If you look at gardening as a metaphor for life, preparation is vital, and this time of year is the perfect time to begin preparing the soil and growing a few crops that will be ready early in the following year. This post is going to be about soil and the preparation of it, but there will be one shortly about what to sow and plant now.Soil preparation is far from hard but it’s also something that is often passed over by gardeners, who then end up complaining the following year about poor yields or dreadful amounts of pests and disease. All these things are helped by a simple top dressing of well rotted farmyard manure, homemade compost and/or a mix of the two, which will feed the soil, help maintain it’s health and it’s structure. This is important not just for yields but also to maintain the microscopic flora and fauna that lives in billions in every teaspoon of soil, and help fight off fungal disease and pest attacks. Healthy plants can fight back when they are being attacked whereas those in nutrient poor soil will struggle, making it worthwhile to barrow compost and manure over your plot and putting as deep a layer over the soil as is possible. Of course it’s also great to suppress weed seeds and stop them germinating, which is a real bonus too.
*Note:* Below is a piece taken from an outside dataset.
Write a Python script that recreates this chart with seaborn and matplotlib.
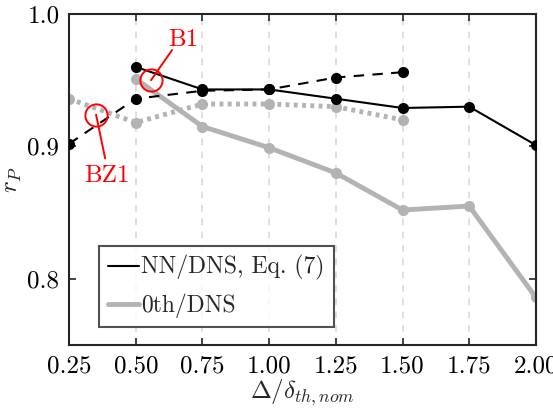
import numpy as np
import pandas as pd
import seaborn as sns
import matplotlib.pyplot as plt
from matplotlib.lines import Line2D

# data
x_nn = [0.5, 0.75, 1.0, 1.25, 1.5, 1.75, 2.0]
r_nn = [0.960, 0.943, 0.943, 0.936, 0.929, 0.930, 0.901]
x_nn_b = [0.25, 0.5, 0.75, 1.0, 1.25, 1.5]
r_nn_b = [0.902, 0.936, 0.942, 0.943, 0.952, 0.956]
x_0th = [0.5, 0.75, 1.0, 1.25, 1.5, 1.75, 2.0]
r_0th = [0.951, 0.915, 0.899, 0.880, 0.852, 0.855, 0.786]
x_0th_b = [0.25, 0.5, 0.75, 1.0, 1.25, 1.5]
r_0th_b = [0.936, 0.918, 0.932, 0.932, 0.930, 0.920]
xticks = [0.25, 0.5, 0.75, 1.0, 1.25, 1.5, 1.75, 2.0]
cases = ['B1', 'BZ1']
case_x = [0.557, 0.351]
case_y = [0.950, 0.924]

sns.set_style('ticks')
plt.rcParams['font.family'] = 'serif'
plt.rcParams['font.serif'] = ['cmr10', 'DejaVu Serif']
plt.rcParams['mathtext.fontset'] = 'cm'
plt.rcParams['axes.unicode_minus'] = False
plt.rcParams['axes.formatter.use_mathtext'] = True

GRAY = '#b3b3b3'
FS = 18
fig = plt.figure(figsize=(5.53, 4.09), dpi=100)
ax = fig.add_axes([0.125, 0.156, 0.844, 0.810])

for xv in xticks[1:-1]:
    ax.axvline(xv, color='#d9d9d9', ls=(0, (4, 4)), lw=1.2, zorder=0)

df = pd.DataFrame({'x': x_0th, 'r': r_0th})
sns.lineplot(data=df, x='x', y='r', ax=ax, color=GRAY, lw=3.5, marker='o',
             markersize=8, markeredgewidth=0, zorder=2)
df = pd.DataFrame({'x': x_0th_b, 'r': r_0th_b})
sns.lineplot(data=df, x='x', y='r', ax=ax, color=GRAY, lw=3.5, ls=(0, (0.8, 0.9)),
             marker='o', markersize=8, markeredgewidth=0, zorder=2)
df = pd.DataFrame({'x': x_nn_b, 'r': r_nn_b})
sns.lineplot(data=df, x='x', y='r', ax=ax, color='black', lw=1.5, ls=(0, (5, 4)),
             marker='o', markersize=8, markeredgewidth=0, zorder=3)
df = pd.DataFrame({'x': x_nn, 'r': r_nn})
sns.lineplot(data=df, x='x', y='r', ax=ax, color='black', lw=1.5, marker='o',
             markersize=8, markeredgewidth=0, zorder=3)

# case markers with label leaders
ax.plot(case_x, case_y, ls='none', marker='o', markersize=16, mfc='none',
        mec='red', mew=1.4, zorder=4)
ax.plot([case_x[0], 0.636], [case_y[0], 0.9727], color='red', lw=1.4, zorder=4)
ax.plot([case_x[1], 0.385], [case_y[1], 0.891], color='red', lw=1.4, zorder=4)
ax.text(0.677, 0.980, cases[0], color='red', fontsize=FS, ha='center', va='center')
ax.text(0.392, 0.878, cases[1], color='red', fontsize=FS, ha='center', va='center')

ax.set_xlim(0.25, 2.0)
ax.set_ylim(0.75, 1.0)
ax.set_xticks(xticks)
ax.set_xticklabels([f'{v:.2f}' for v in xticks])
ax.set_yticks([0.8, 0.9, 1.0])
ax.set_yticklabels(['0.8', '0.9', '1.0'])
ax.tick_params(direction='in', top=True, right=True, labelsize=FS, length=5,
               width=1.2, colors='#262626', labelcolor='black', pad=7)
for s in ax.spines.values():
    s.set_visible(True)
    s.set_linewidth(1.5)
    s.set_color('#262626')
ax.set_xlabel(r'$\Delta/\delta_{th,nom}$', fontsize=FS, labelpad=0)
ax.set_ylabel(r'$r_P$', fontsize=FS, labelpad=2)

handles = [Line2D([], [], color='black', lw=1.5),
           Line2D([], [], color=GRAY, lw=3.5)]
leg = ax.legend(handles, ['NN/DNS, Eq. (7)', '0th/DNS'], loc='lower left',
                bbox_to_anchor=(0.064, 0.054), fontsize=17, frameon=True,
                fancybox=False, edgecolor='#262626', handlelength=1.3,
                handletextpad=0.1, borderpad=0.4, labelspacing=0.55,
                borderaxespad=0)
leg.get_frame().set_linewidth(1.5)

fig.savefig('out.png', dpi=100)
So what if you have a space where manure or compost are impossible for whatever reason I hear you ask? The alternative are green manures, which can be used at any time of the year but there are specific varieties that can be used now and will take the soil through the winter, keeping it healthy. Field beans and winter tares are both leguminacae and so will add nitrogen to the soil by creating extra nitrogenous nodules on their roots which, when left in the soil, put nitrogen into the soil which is great for spring growth. Alfalfa andf Phaecelia are both excellent for soil structure so thin or limy soils will respond well to them. All that you need to do is sow them, and then dig them in before they flower, or even as they are flowering. It’s important not to let them go to seed though or you may end up with them growing back.
So there you are. Soil preparation in one easy step. Get it done now, or as soon as possible and the worms will do their work and pull the goodness down into the earth so that the soil is all ready for crops in spring.